The positives remain: capital is solid, loans are still growing, valuation does not look aggressive, and the dividend history is useful for income investors. But the negatives are now clearer: net interest income is slightly weaker, net fees are falling, personnel expenses are rising, and impairment losses are heavily pressing profit.
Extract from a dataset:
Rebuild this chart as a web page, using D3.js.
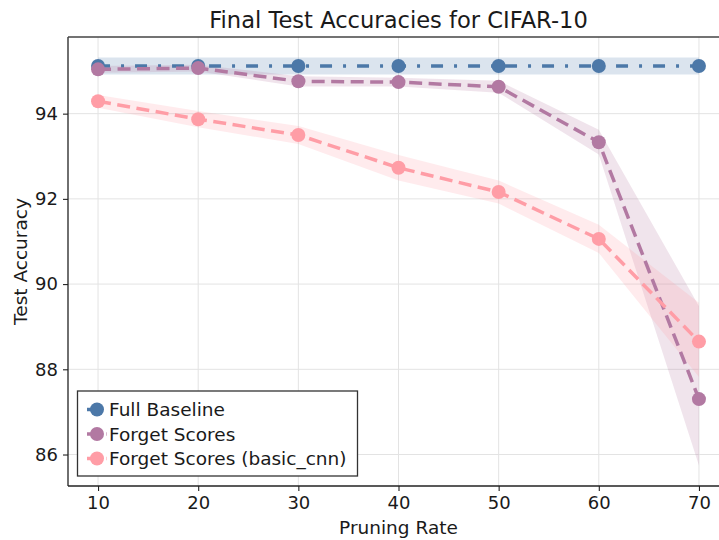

In practice, an investor looking at UNI Banka should monitor three things: whether Q2 2026 shows normalization in impairment losses, whether the Bank can move profit back toward the FY2025 run-rate, and whether the dividend remains high enough to justify limited growth and weak liquidity.
Conclusion
UNI Banka Skopje still looks like a stable, moderately valued banking stock with dividend potential. But Q1 2026 reduces the comfort of the thesis. A 61% decline in profit is too large to ignore, even if one quarter should not be mechanically converted into a full-year forecast.
The cleanest conclusion is disciplined: UNI Banka deserves a place on the watchlist for investors looking for a price around book value and possible dividend income, but the new Q1 number requires a larger margin of safety. The next quarters need to show whether this is a one-off credit-cost hit or the beginning of weaker FY2026 profitability.